Western Exploration and Exploitation of Indo China (Vietnam) – 4


     Resistance to the French in Vietnam began in the 1860s and continued sporadically until the 1930s, remerging during World War II and reaching a climax in September 1945 when the Vietnamese Communist leader Ho Chi Minh (l890-1969) declared Vietnam’s independence. There was much less resistance to France in Cambodia and Laos. Because of the intensity of resistance in Vietnam and the eventual victory of anticolonial forces there, it is tempting to read Vietnamese history in terms of continuous and eventually triumphant resistance to foreign control. Many scholars have chosen to do so. Vietnam’s victories over France and the United States, following centuries of resistance to China in precolonial times, provide a pleasing structure for Vietnamese historical writing, from the winners’ point of view.

     More recently, scholars have argued that multiple readings of the Indochinese past are preferable to unilineal ones. The resistance model, for example, does not clarify the histories of Laos or Cambodia, nor does it explain the thirty-year-long alliance between southern Vietnam and the United States. Scholars have also drawn attention to the complex social history of the region, where developments occurred without reference to the political interplay between the French and the Vietnamese. Print capitalism has been mentioned. Scholars have also singled out the sizeable contributions made by such historical “losers” as no revolutionary women, Catholics, Francophiles, members of religious sects, ethnic minorities, and the southern Vietnamese allied with the United States.

Nonetheless, in an article of this length, resistance has to occupy a prominent position. Without it, after all, the French might have stayed on much longer, or might even still be in command.

In the 1880s the “aid the king” (can Voong) movement mobilized thousands of patriots who sought fruitlessly but with great courage to restore the status quo ante. They were crushed by French military force, but their patriotism inspired many later thinkers, including Ho Chi Minh.

In the early twentieth century, the prospects for turning the clock back dimmed. Vietnamese patriots like Phan Boi Chau (1867-1940) were impressed by developments in China and Japan, while opponents of France in the 1920s and 1930s, most notably Phan Chu Trinh     (1871-1926), drew on European examples including democracy and Communism for their ideology. After 1900, few Vietnamese intellectuals sought refuge in the precolonial past.

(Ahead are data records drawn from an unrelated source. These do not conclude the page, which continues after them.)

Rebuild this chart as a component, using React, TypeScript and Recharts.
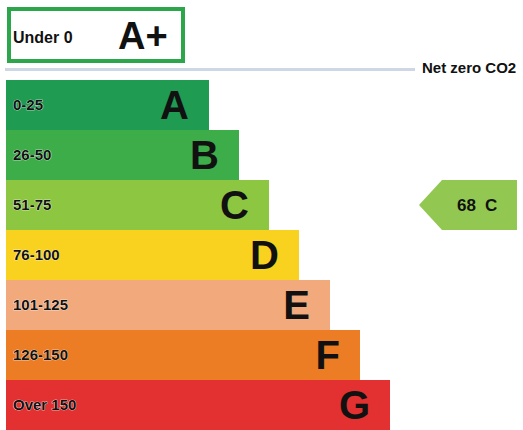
import { BarChart, Bar, XAxis, YAxis, Cell, LabelList, ReferenceDot } from 'recharts'

const bands = ['A', 'B', 'C', 'D', 'E', 'F', 'G']
const ranges = ['0-25', '26-50', '51-75', '76-100', '101-125', '126-150', 'Over 150']
const barLengths = [203, 233, 263, 293, 324, 354, 384]
const topRange = 'Under 0'
const topBand = 'A+'
const netZeroLabel = 'Net zero CO2'
const currentScore = 68
const currentBand = 'C'

const palette = ['#1f9b52', '#3dad4a', '#8dc641', '#f8d21e', '#f2aa7c', '#ec7d25', '#e23130']
const green = '#2ba64b'
const font = '"Liberation Sans", Arial, sans-serif'

const data = bands.map((b, i) => ({ band: b, range: ranges[i], length: barLengths[i] }))

// eslint-disable-next-line @typescript-eslint/no-explicit-any
const LetterLabel = (props: any) => {
  const { x, y, width, height, value } = props
  return (
    <text x={x + width - 20} y={y + height - 11} textAnchor="end" fontSize={40} fontWeight={700} fill="#111" fontFamily={font}>
      {value}
    </text>
  )
}

// eslint-disable-next-line @typescript-eslint/no-explicit-any
const RangeLabel = (props: any) => {
  const { x, y, height, value } = props
  return (
    <text
      x={x + 7}
      y={y + height / 2 + 5}
      fontSize={15}
      fontWeight={700}
      fill="#111"
      stroke="#fff"
      strokeWidth={0.7}
      paintOrder="stroke"
      fontFamily={font}
    >
      {value}
    </text>
  )
}

// eslint-disable-next-line @typescript-eslint/no-explicit-any
const Pointer = (props: any) => {
  const { cx, cy } = props
  const h = 50
  const pts = [
    [cx, cy],
    [cx + 23, cy - h / 2],
    [cx + 98, cy - h / 2],
    [cx + 98, cy + h / 2],
    [cx + 23, cy + h / 2],
  ]
  return (
    <g>
      <polygon points={pts.map((p) => p.join(',')).join(' ')} fill="#92c852" />
      <text x={cx + 38} y={cy + 6} fontSize={17} fontWeight={700} fill="#111" fontFamily={font}>
        {currentScore}
        <tspan dx={9}>{currentBand}</tspan>
      </text>
    </g>
  )
}

export default function App() {
  return (
    <div style={{ position: 'absolute', left: 0, top: 0, width: 523, height: 430, background: '#fff', fontFamily: font }}>
      <div
        style={{
          position: 'absolute',
          left: 7,
          top: 7,
          width: 170,
          height: 48,
          border: `4px solid ${green}`,
          background: '#fff',
        }}
      >
        <span style={{ position: 'absolute', left: 2, top: 18, fontSize: 16, fontWeight: 700, color: '#111' }}>{topRange}</span>
        <span style={{ position: 'absolute', left: 107, top: 3, fontSize: 38, fontWeight: 700, color: '#111', lineHeight: '44px' }}>
          {topBand}
        </span>
      </div>
      <div style={{ position: 'absolute', left: 5, top: 68, width: 410, height: 3, background: '#cdd8e4' }} />
      <span style={{ position: 'absolute', left: 422, top: 59, fontSize: 15, fontWeight: 700, color: '#111' }}>{netZeroLabel}</span>
      <BarChart
        width={523}
        height={430}
        data={data}
        layout="vertical"
        margin={{ top: 80, right: 6, bottom: 0, left: 6 }}
        barCategoryGap={0}
        style={{ position: 'absolute', left: 0, top: 0 }}
      >
        <XAxis type="number" domain={[0, 511]} hide />
        <YAxis type="category" dataKey="band" hide />
        <Bar dataKey="length" isAnimationActive={false}>
          {data.map((d, i) => (
            <Cell key={d.band} fill={palette[i]} />
          ))}
          <LabelList dataKey="range" content={RangeLabel} />
          <LabelList dataKey="band" content={LetterLabel} />
        </Bar>
        <ReferenceDot x={413} y={currentBand} shape={Pointer} />
      </BarChart>
    </div>
  )
}
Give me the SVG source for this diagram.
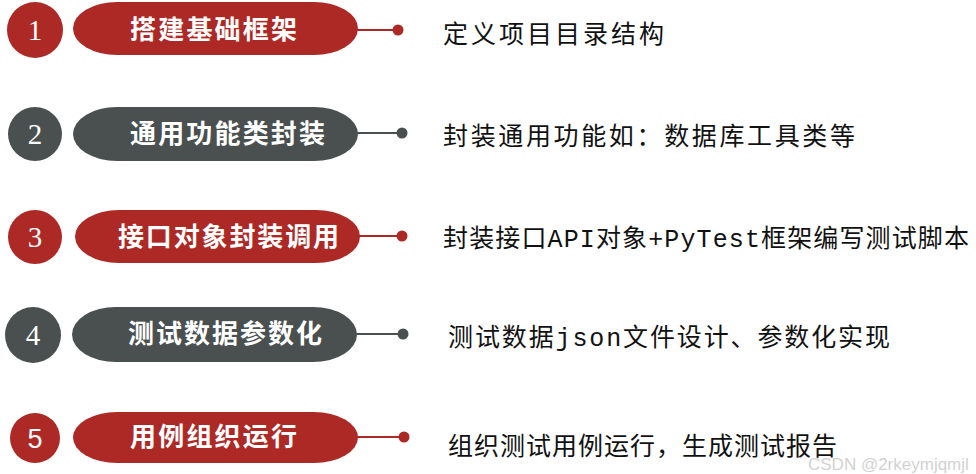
<svg xmlns="http://www.w3.org/2000/svg" width="976" height="474" viewBox="0 0 976 474">
<style>
.red{fill:#AD2926}
.gray{fill:#4A504F}
.lred{stroke:#AD2926;stroke-width:2;fill:none}
.lgray{stroke:#4A504F;stroke-width:2;fill:none}
.num{font-family:"Liberation Serif",serif;font-size:29px;fill:#fff;text-anchor:middle}
.title{font-family:"Noto Sans CJK SC",sans-serif;font-size:26px;font-weight:bold;fill:#fff}
.desc{font-family:"Liberation Mono","Noto Sans CJK SC",monospace;font-size:25px;fill:#111}
.wm{font-family:"Liberation Sans",sans-serif;font-size:17px;fill:#d2d2d2}
</style>
<g id="connectors">
<line class="lred" x1="356" y1="30" x2="398" y2="30"/><circle class="red" cx="398" cy="30" r="5.5"/>
<line class="lgray" x1="356" y1="133" x2="402" y2="133"/><circle class="gray" cx="402" cy="133" r="5.5"/>
<line class="lred" x1="358" y1="236" x2="402" y2="236"/><circle class="red" cx="402" cy="236" r="5.5"/>
<line class="lgray" x1="355" y1="334" x2="403" y2="334"/><circle class="gray" cx="403" cy="334" r="5.5"/>
<line class="lred" x1="356" y1="437" x2="404" y2="437"/><circle class="red" cx="404" cy="437" r="5.5"/>
</g>
<g id="step1">
<circle class="red" cx="35" cy="30" r="28"/>
<text class="num" x="35" y="40">1</text>
<rect class="red" x="73" y="2" width="285" height="53" rx="44" ry="26.5"/>
<text class="title" x="130" y="39" textLength="167" lengthAdjust="spacing">搭建基础框架</text>
<text class="desc" x="443" y="43" textLength="221" lengthAdjust="spacing">定义项目目录结构</text>
</g>
<g id="step2">
<circle class="gray" cx="35" cy="134" r="27"/>
<text class="num" x="35" y="144">2</text>
<rect class="gray" x="73" y="107" width="285" height="54" rx="44" ry="27"/>
<text class="title" x="130" y="143" textLength="195" lengthAdjust="spacing">通用功能类封装</text>
<text class="desc" x="443" y="145" textLength="412" lengthAdjust="spacing">封装通用功能如：数据库工具类等</text>
</g>
<g id="step3">
<circle class="red" cx="35" cy="237" r="27"/>
<text class="num" x="35" y="247">3</text>
<rect class="red" x="75" y="210" width="285" height="53" rx="44" ry="26.5"/>
<text class="title" x="118" y="246" textLength="221" lengthAdjust="spacing">接口对象封装调用</text>
<text class="desc" x="443" y="247" textLength="526" lengthAdjust="spacing">封装接口API对象+PyTest框架编写测试脚本</text>
</g>
<g id="step4">
<circle class="gray" cx="33" cy="335" r="28"/>
<text class="num" x="33" y="345">4</text>
<rect class="gray" x="72" y="307" width="285" height="55" rx="44" ry="27.5"/>
<text class="title" x="128" y="343" textLength="194" lengthAdjust="spacing">测试数据参数化</text>
<text class="desc" x="448" y="346" textLength="442" lengthAdjust="spacing">测试数据json文件设计、参数化实现</text>
</g>
<g id="step5">
<circle class="red" cx="35" cy="438" r="25"/>
<text class="num" x="35" y="448" style="font-family:'Liberation Sans',sans-serif;font-size:27px">5</text>
<rect class="red" x="73" y="412" width="285" height="51" rx="44" ry="25.5"/>
<text class="title" x="130" y="446" textLength="167" lengthAdjust="spacing">用例组织运行</text>
<text class="desc" x="448" y="455" textLength="389" lengthAdjust="spacing">组织测试用例运行，生成测试报告</text>
</g>
<text class="wm" x="808" y="470">CSDN @2rkeymjqmjl</text>
</svg>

Until the late 1940s, French repressive mechanisms in Indochina were sufficient to keep most resistance in check. When armed resistance broke out in 1930 to 1931 in northern and central Vietnam, partly in response to severe economic conditions, it was ruthlessly repressed. Hundreds of rebels were put to death. The ICP (founded by Ho Chi Minh) had been involved in the uprisings, and soon became the best organized of the clandestine groups opposed to French colonialism. As thousands of Vietnamese were arrested for political “crimes,” the prisons became training schools for anti-French political cadre, especially Communists, many of whom were released under France’s Popular Front government (l936-1939).

The most substantial resistance to France in Cambodia came in 1884 to 1886, when the French tried to abolish what they called “slavery” in the kingdom. Their move struck at the networks of patronage and client ship that allowed Cambodia to function in a premodern fashion. The revolt forced the French to slow down the pace of reform. Until the l940s, Cambodia was at peace. Historians looking for the roots of Cambodian nationalism have found them in the small Cambodian elite educated in the 1930s, and in the Cambodian language newspaper Nagara Vatta (Angkor Wat), which flourished between 1936 and 1942. Resistance to the French in Laos was also insignificant because the Lao population was scattered and apolitical, while the relatively benign Lao elite remained in place, supported by the French.


     World War II was a turning point in Indochina. When it began in 1939, France was more firmly in control than ever. Six years later, thanks to the Japanese, all the components of Indochina declared their independence, and France had to fight its way back into the region.

France’s defeat in Europe led Thailand (formerly known as Siam) to attack Cambodia and Laos so as to regain some of the territory that had been taken from it by France. In 1941 Japan reached an agreement with the French in Indochina whereby the Japanese stationed troops in the region while France retained administrative control. The arrangement suited both parties but displeased France’s former European allies. Japan launched its invasion of the rest of mainland Southeast Asia from Indochinese bases in December 1941.


Half a century after the collapse of the French empire in Indochina, and nearly thirty years after the end of the second Indochina War, we can assess the colonial era more objectively than would have been possible in the 1940s and 1950s, when independence movements throughout Southeast Asia, supported by large sections of global public opinion, swept out their colonial masters. The historian Nicholas Tarling has called colonialism in Southeast Asia a ”fleeting, passing phase” and certainly France’s brief time in Indochina has to be weighed against the thousands of years that came before and the half-century that has elapsed since France departed from the region. It is tempting to say that the colonial era in Indochina was unimportant. Nonetheless, while it is possible to imagine Vietnam modernizing itself without the intrusion of a colonial power, it is unlikely that Laos and Cambodia would have survived as independent states without French protection against their Southeast Asian neighbours.